> [Short exercise]: Can you write out all the lines word for word, with no pictures?

> [Supplied material]:
┄┄┄┄┄┄

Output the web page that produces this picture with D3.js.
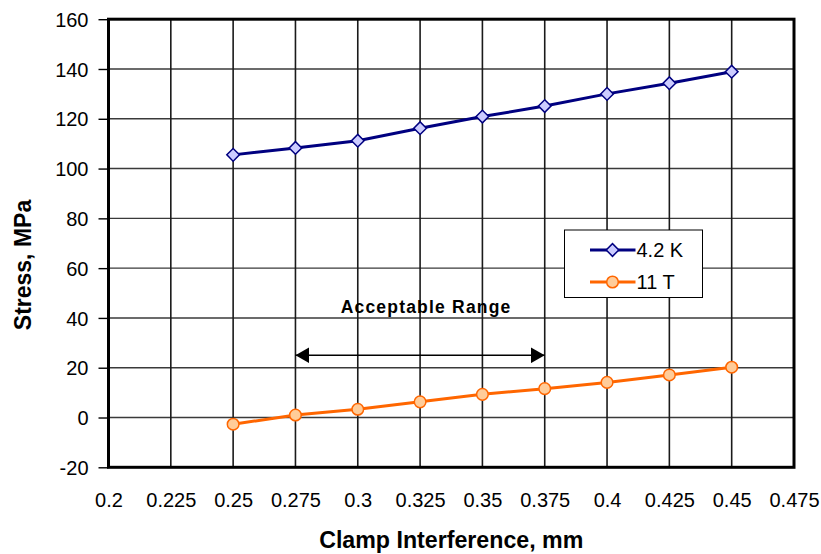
<!DOCTYPE html>
<html>
<head>
<meta charset="utf-8">
<script src="https://cdn.jsdelivr.net/npm/d3@7"></script>
<style>
  html, body { margin: 0; padding: 0; background: #fff; }
  svg { display: block; font-family: "Liberation Sans", Arial, sans-serif; }
</style>
</head>
<body>
<svg id="chart" width="821" height="554"></svg>
<script>
// Clamp interference (mm) vs. stress (MPa)
const interference = [0.25, 0.275, 0.3, 0.325, 0.35, 0.375, 0.4, 0.425, 0.45];
const stress42K = [105.5, 108.3, 111.2, 116.2, 120.9, 125.1, 130.0, 134.3, 138.9];
const stress11T = [-2.7, 1.0, 3.3, 6.3, 9.3, 11.6, 14.1, 17.1, 20.2];
const seriesNames = ["4.2 K", "11 T"];

const xTicks = [0.2, 0.225, 0.25, 0.275, 0.3, 0.325, 0.35, 0.375, 0.4, 0.425, 0.45, 0.475];
const xTickLabels = ["0.2", "0.225", "0.25", "0.275", "0.3", "0.325", "0.35", "0.375", "0.4", "0.425", "0.45", "0.475"];
const yTicks = [-20, 0, 20, 40, 60, 80, 100, 120, 140, 160];
const yTickLabels = ["-20", "0", "20", "40", "60", "80", "100", "120", "140", "160"];

// acceptable interference range annotation
const rangeBounds = [0.275, 0.375];
const rangeArrowStress = 25;
const rangeLabel = "Acceptable Range";
const rangeLabelStress = 42;

const xTitle = "Clamp Interference, mm";
const yTitle = "Stress, MPa";

const svg = d3.select("#chart");
const plotLeft = 108.5, plotRight = 794, plotTop = 19.2, plotBottom = 467.3;

const x = d3.scaleLinear().domain([0.2, 0.475]).range([plotLeft, plotRight]);
const y = d3.scaleLinear().domain([-20, 160]).range([plotBottom, plotTop]);

// grid
const grid = svg.append("g");
grid.selectAll("line.h").data(yTicks.slice(1, -1)).join("line")
  .attr("class", "h")
  .attr("x1", plotLeft).attr("x2", plotRight)
  .attr("y1", d => y(d)).attr("y2", d => y(d))
  .attr("stroke", "#3a3a3a").attr("stroke-width", 1.4);
grid.selectAll("line.v").data(xTicks.slice(1, -1)).join("line")
  .attr("class", "v")
  .attr("y1", plotTop).attr("y2", plotBottom)
  .attr("x1", d => x(d)).attr("x2", d => x(d))
  .attr("stroke", "#1a1a1a").attr("stroke-width", 1.6);

// y axis ticks and labels
const yAxis = d3.axisLeft(y).tickValues(yTicks).tickSize(10).tickPadding(10)
  .tickFormat((d, i) => yTickLabels[i]);
const yg = svg.append("g").attr("transform", `translate(${plotLeft},0)`).call(yAxis);
yg.select(".domain").remove();
yg.selectAll(".tick line").attr("stroke", "#000").attr("stroke-width", 1.4);
yg.selectAll(".tick text").attr("font-size", 20).attr("fill", "#000")
  .attr("font-family", "Liberation Sans, Arial, sans-serif").attr("dy", "0.36em");

// x axis labels
const xAxis = d3.axisBottom(x).tickValues(xTicks).tickSize(0).tickPadding(26)
  .tickFormat((d, i) => xTickLabels[i]);
const xg = svg.append("g").attr("transform", `translate(0,${plotBottom})`).call(xAxis);
xg.select(".domain").remove();
xg.selectAll(".tick text").attr("font-size", 20).attr("fill", "#000")
  .attr("font-family", "Liberation Sans, Arial, sans-serif");

// plot border
svg.append("rect")
  .attr("x", plotLeft).attr("y", plotTop)
  .attr("width", plotRight - plotLeft).attr("height", plotBottom - plotTop)
  .attr("fill", "none").attr("stroke", "#000").attr("stroke-width", 3);

// series
const line = d3.line().x(d => x(d[0])).y(d => y(d[1]));
const pts42 = interference.map((v, i) => [v, stress42K[i]]);
const pts11 = interference.map((v, i) => [v, stress11T[i]]);

const navy = "#000080", orange = "#ff6600";
const diamond = d3.symbol().type(d3.symbolSquare).size(80);

svg.append("path").attr("d", line(pts42)).attr("fill", "none")
  .attr("stroke", navy).attr("stroke-width", 3);
svg.append("g").selectAll("path").data(pts42).join("path")
  .attr("d", diamond)
  .attr("transform", d => `translate(${x(d[0])},${y(d[1])}) rotate(45)`)
  .attr("fill", "#ccccff").attr("stroke", navy).attr("stroke-width", 1.5);

svg.append("path").attr("d", line(pts11)).attr("fill", "none")
  .attr("stroke", orange).attr("stroke-width", 3);
svg.append("g").selectAll("circle").data(pts11).join("circle")
  .attr("cx", d => x(d[0])).attr("cy", d => y(d[1])).attr("r", 5.8)
  .attr("fill", "#ffcc99").attr("stroke", orange).attr("stroke-width", 1.5);

// acceptable range arrow
const defs = svg.append("defs");
["start", "end"].forEach(k => {
  defs.append("marker")
    .attr("id", "arrow-" + k)
    .attr("viewBox", "0 0 14 16")
    .attr("refX", k === "end" ? 14 : 0).attr("refY", 8)
    .attr("markerWidth", 14).attr("markerHeight", 16)
    .attr("markerUnits", "userSpaceOnUse")
    .attr("orient", "0")
    .append("path")
    .attr("d", k === "end" ? "M0,0 L14,8 L0,16 Z" : "M14,0 L0,8 L14,16 Z")
    .attr("fill", "#000");
});
svg.append("line")
  .attr("x1", x(rangeBounds[0])).attr("x2", x(rangeBounds[1]))
  .attr("y1", y(rangeArrowStress)).attr("y2", y(rangeArrowStress))
  .attr("stroke", "#000").attr("stroke-width", 1.6)
  .attr("marker-start", "url(#arrow-start)").attr("marker-end", "url(#arrow-end)");
svg.append("text")
  .attr("x", x((rangeBounds[0] + rangeBounds[1]) / 2) + 6)
  .attr("y", y(rangeLabelStress))
  .attr("text-anchor", "middle")
  .attr("font-size", 17.5).attr("font-weight", "bold").attr("letter-spacing", 1.2)
  .text(rangeLabel);

// legend
const lg = svg.append("g").attr("transform", "translate(564.5,230)");
lg.append("rect").attr("width", 138).attr("height", 67.5)
  .attr("fill", "#fff").attr("stroke", "#000").attr("stroke-width", 1);
const legendRows = [
  { name: seriesNames[0], color: navy, y: 20, kind: "diamond" },
  { name: seriesNames[1], color: orange, y: 52, kind: "circle" }
];
legendRows.forEach(r => {
  lg.append("line").attr("x1", 25.5).attr("x2", 71).attr("y1", r.y).attr("y2", r.y)
    .attr("stroke", r.color).attr("stroke-width", 3);
  if (r.kind === "diamond") {
    lg.append("path").attr("d", diamond)
      .attr("transform", `translate(48,${r.y}) rotate(45)`)
      .attr("fill", "#ccccff").attr("stroke", navy).attr("stroke-width", 1.5);
  } else {
    lg.append("circle").attr("cx", 48).attr("cy", r.y).attr("r", 5.8)
      .attr("fill", "#ffcc99").attr("stroke", orange).attr("stroke-width", 1.5);
  }
  lg.append("text").attr("x", 72).attr("y", r.y + 7)
    .attr("font-size", 20).attr("fill", "#000").text(r.name);
});

// axis titles
svg.append("text")
  .attr("x", (plotLeft + plotRight) / 2).attr("y", 548)
  .attr("text-anchor", "middle")
  .attr("font-size", 23.2).attr("font-weight", "bold")
  .text(xTitle);
svg.append("text")
  .attr("transform", "translate(30.5,265) rotate(-90)")
  .attr("text-anchor", "middle")
  .attr("font-size", 23).attr("font-weight", "bold")
  .text(yTitle);
</script>
</body>
</html>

┄┄┄┄┄┄

> [The solution]:
Output the web page that produces this picture with D3.js.
<!DOCTYPE html>
<html>
<head>
<meta charset="utf-8">
<script src="https://cdn.jsdelivr.net/npm/d3@7"></script>
<style>
  html, body { margin: 0; padding: 0; background: #fff; }
  svg { display: block; font-family: "Liberation Sans", Arial, sans-serif; }
</style>
</head>
<body>
<svg id="chart" width="821" height="554"></svg>
<script>
// Clamp interference (mm) vs. stress (MPa)
const interference = [0.25, 0.275, 0.3, 0.325, 0.35, 0.375, 0.4, 0.425, 0.45];
const stress42K = [105.5, 108.3, 111.2, 116.2, 120.9, 125.1, 130.0, 134.3, 138.9];
const stress11T = [-2.7, 1.0, 3.3, 6.3, 9.3, 11.6, 14.1, 17.1, 20.2];
const seriesNames = ["4.2 K", "11 T"];

const xTicks = [0.2, 0.225, 0.25, 0.275, 0.3, 0.325, 0.35, 0.375, 0.4, 0.425, 0.45, 0.475];
const xTickLabels = ["0.2", "0.225", "0.25", "0.275", "0.3", "0.325", "0.35", "0.375", "0.4", "0.425", "0.45", "0.475"];
const yTicks = [-20, 0, 20, 40, 60, 80, 100, 120, 140, 160];
const yTickLabels = ["-20", "0", "20", "40", "60", "80", "100", "120", "140", "160"];

// acceptable interference range annotation
const rangeBounds = [0.275, 0.375];
const rangeArrowStress = 25;
const rangeLabel = "Acceptable Range";
const rangeLabelStress = 42;

const xTitle = "Clamp Interference, mm";
const yTitle = "Stress, MPa";

const svg = d3.select("#chart");
const plotLeft = 108.5, plotRight = 794, plotTop = 19.2, plotBottom = 467.3;

const x = d3.scaleLinear().domain([0.2, 0.475]).range([plotLeft, plotRight]);
const y = d3.scaleLinear().domain([-20, 160]).range([plotBottom, plotTop]);

// grid
const grid = svg.append("g");
grid.selectAll("line.h").data(yTicks.slice(1, -1)).join("line")
  .attr("class", "h")
  .attr("x1", plotLeft).attr("x2", plotRight)
  .attr("y1", d => y(d)).attr("y2", d => y(d))
  .attr("stroke", "#3a3a3a").attr("stroke-width", 1.4);
grid.selectAll("line.v").data(xTicks.slice(1, -1)).join("line")
  .attr("class", "v")
  .attr("y1", plotTop).attr("y2", plotBottom)
  .attr("x1", d => x(d)).attr("x2", d => x(d))
  .attr("stroke", "#1a1a1a").attr("stroke-width", 1.6);

// y axis ticks and labels
const yAxis = d3.axisLeft(y).tickValues(yTicks).tickSize(10).tickPadding(10)
  .tickFormat((d, i) => yTickLabels[i]);
const yg = svg.append("g").attr("transform", `translate(${plotLeft},0)`).call(yAxis);
yg.select(".domain").remove();
yg.selectAll(".tick line").attr("stroke", "#000").attr("stroke-width", 1.4);
yg.selectAll(".tick text").attr("font-size", 20).attr("fill", "#000")
  .attr("font-family", "Liberation Sans, Arial, sans-serif").attr("dy", "0.36em");

// x axis labels
const xAxis = d3.axisBottom(x).tickValues(xTicks).tickSize(0).tickPadding(26)
  .tickFormat((d, i) => xTickLabels[i]);
const xg = svg.append("g").attr("transform", `translate(0,${plotBottom})`).call(xAxis);
xg.select(".domain").remove();
xg.selectAll(".tick text").attr("font-size", 20).attr("fill", "#000")
  .attr("font-family", "Liberation Sans, Arial, sans-serif");

// plot border
svg.append("rect")
  .attr("x", plotLeft).attr("y", plotTop)
  .attr("width", plotRight - plotLeft).attr("height", plotBottom - plotTop)
  .attr("fill", "none").attr("stroke", "#000").attr("stroke-width", 3);

// series
const line = d3.line().x(d => x(d[0])).y(d => y(d[1]));
const pts42 = interference.map((v, i) => [v, stress42K[i]]);
const pts11 = interference.map((v, i) => [v, stress11T[i]]);

const navy = "#000080", orange = "#ff6600";
const diamond = d3.symbol().type(d3.symbolSquare).size(80);

svg.append("path").attr("d", line(pts42)).attr("fill", "none")
  .attr("stroke", navy).attr("stroke-width", 3);
svg.append("g").selectAll("path").data(pts42).join("path")
  .attr("d", diamond)
  .attr("transform", d => `translate(${x(d[0])},${y(d[1])}) rotate(45)`)
  .attr("fill", "#ccccff").attr("stroke", navy).attr("stroke-width", 1.5);

svg.append("path").attr("d", line(pts11)).attr("fill", "none")
  .attr("stroke", orange).attr("stroke-width", 3);
svg.append("g").selectAll("circle").data(pts11).join("circle")
  .attr("cx", d => x(d[0])).attr("cy", d => y(d[1])).attr("r", 5.8)
  .attr("fill", "#ffcc99").attr("stroke", orange).attr("stroke-width", 1.5);

// acceptable range arrow
const defs = svg.append("defs");
["start", "end"].forEach(k => {
  defs.append("marker")
    .attr("id", "arrow-" + k)
    .attr("viewBox", "0 0 14 16")
    .attr("refX", k === "end" ? 14 : 0).attr("refY", 8)
    .attr("markerWidth", 14).attr("markerHeight", 16)
    .attr("markerUnits", "userSpaceOnUse")
    .attr("orient", "0")
    .append("path")
    .attr("d", k === "end" ? "M0,0 L14,8 L0,16 Z" : "M14,0 L0,8 L14,16 Z")
    .attr("fill", "#000");
});
svg.append("line")
  .attr("x1", x(rangeBounds[0])).attr("x2", x(rangeBounds[1]))
  .attr("y1", y(rangeArrowStress)).attr("y2", y(rangeArrowStress))
  .attr("stroke", "#000").attr("stroke-width", 1.6)
  .attr("marker-start", "url(#arrow-start)").attr("marker-end", "url(#arrow-end)");
svg.append("text")
  .attr("x", x((rangeBounds[0] + rangeBounds[1]) / 2) + 6)
  .attr("y", y(rangeLabelStress))
  .attr("text-anchor", "middle")
  .attr("font-size", 17.5).attr("font-weight", "bold").attr("letter-spacing", 1.2)
  .text(rangeLabel);

// legend
const lg = svg.append("g").attr("transform", "translate(564.5,230)");
lg.append("rect").attr("width", 138).attr("height", 67.5)
  .attr("fill", "#fff").attr("stroke", "#000").attr("stroke-width", 1);
const legendRows = [
  { name: seriesNames[0], color: navy, y: 20, kind: "diamond" },
  { name: seriesNames[1], color: orange, y: 52, kind: "circle" }
];
legendRows.forEach(r => {
  lg.append("line").attr("x1", 25.5).attr("x2", 71).attr("y1", r.y).attr("y2", r.y)
    .attr("stroke", r.color).attr("stroke-width", 3);
  if (r.kind === "diamond") {
    lg.append("path").attr("d", diamond)
      .attr("transform", `translate(48,${r.y}) rotate(45)`)
      .attr("fill", "#ccccff").attr("stroke", navy).attr("stroke-width", 1.5);
  } else {
    lg.append("circle").attr("cx", 48).attr("cy", r.y).attr("r", 5.8)
      .attr("fill", "#ffcc99").attr("stroke", orange).attr("stroke-width", 1.5);
  }
  lg.append("text").attr("x", 72).attr("y", r.y + 7)
    .attr("font-size", 20).attr("fill", "#000").text(r.name);
});

// axis titles
svg.append("text")
  .attr("x", (plotLeft + plotRight) / 2).attr("y", 548)
  .attr("text-anchor", "middle")
  .attr("font-size", 23.2).attr("font-weight", "bold")
  .text(xTitle);
svg.append("text")
  .attr("transform", "translate(30.5,265) rotate(-90)")
  .attr("text-anchor", "middle")
  .attr("font-size", 23).attr("font-weight", "bold")
  .text(yTitle);
</script>
</body>
</html>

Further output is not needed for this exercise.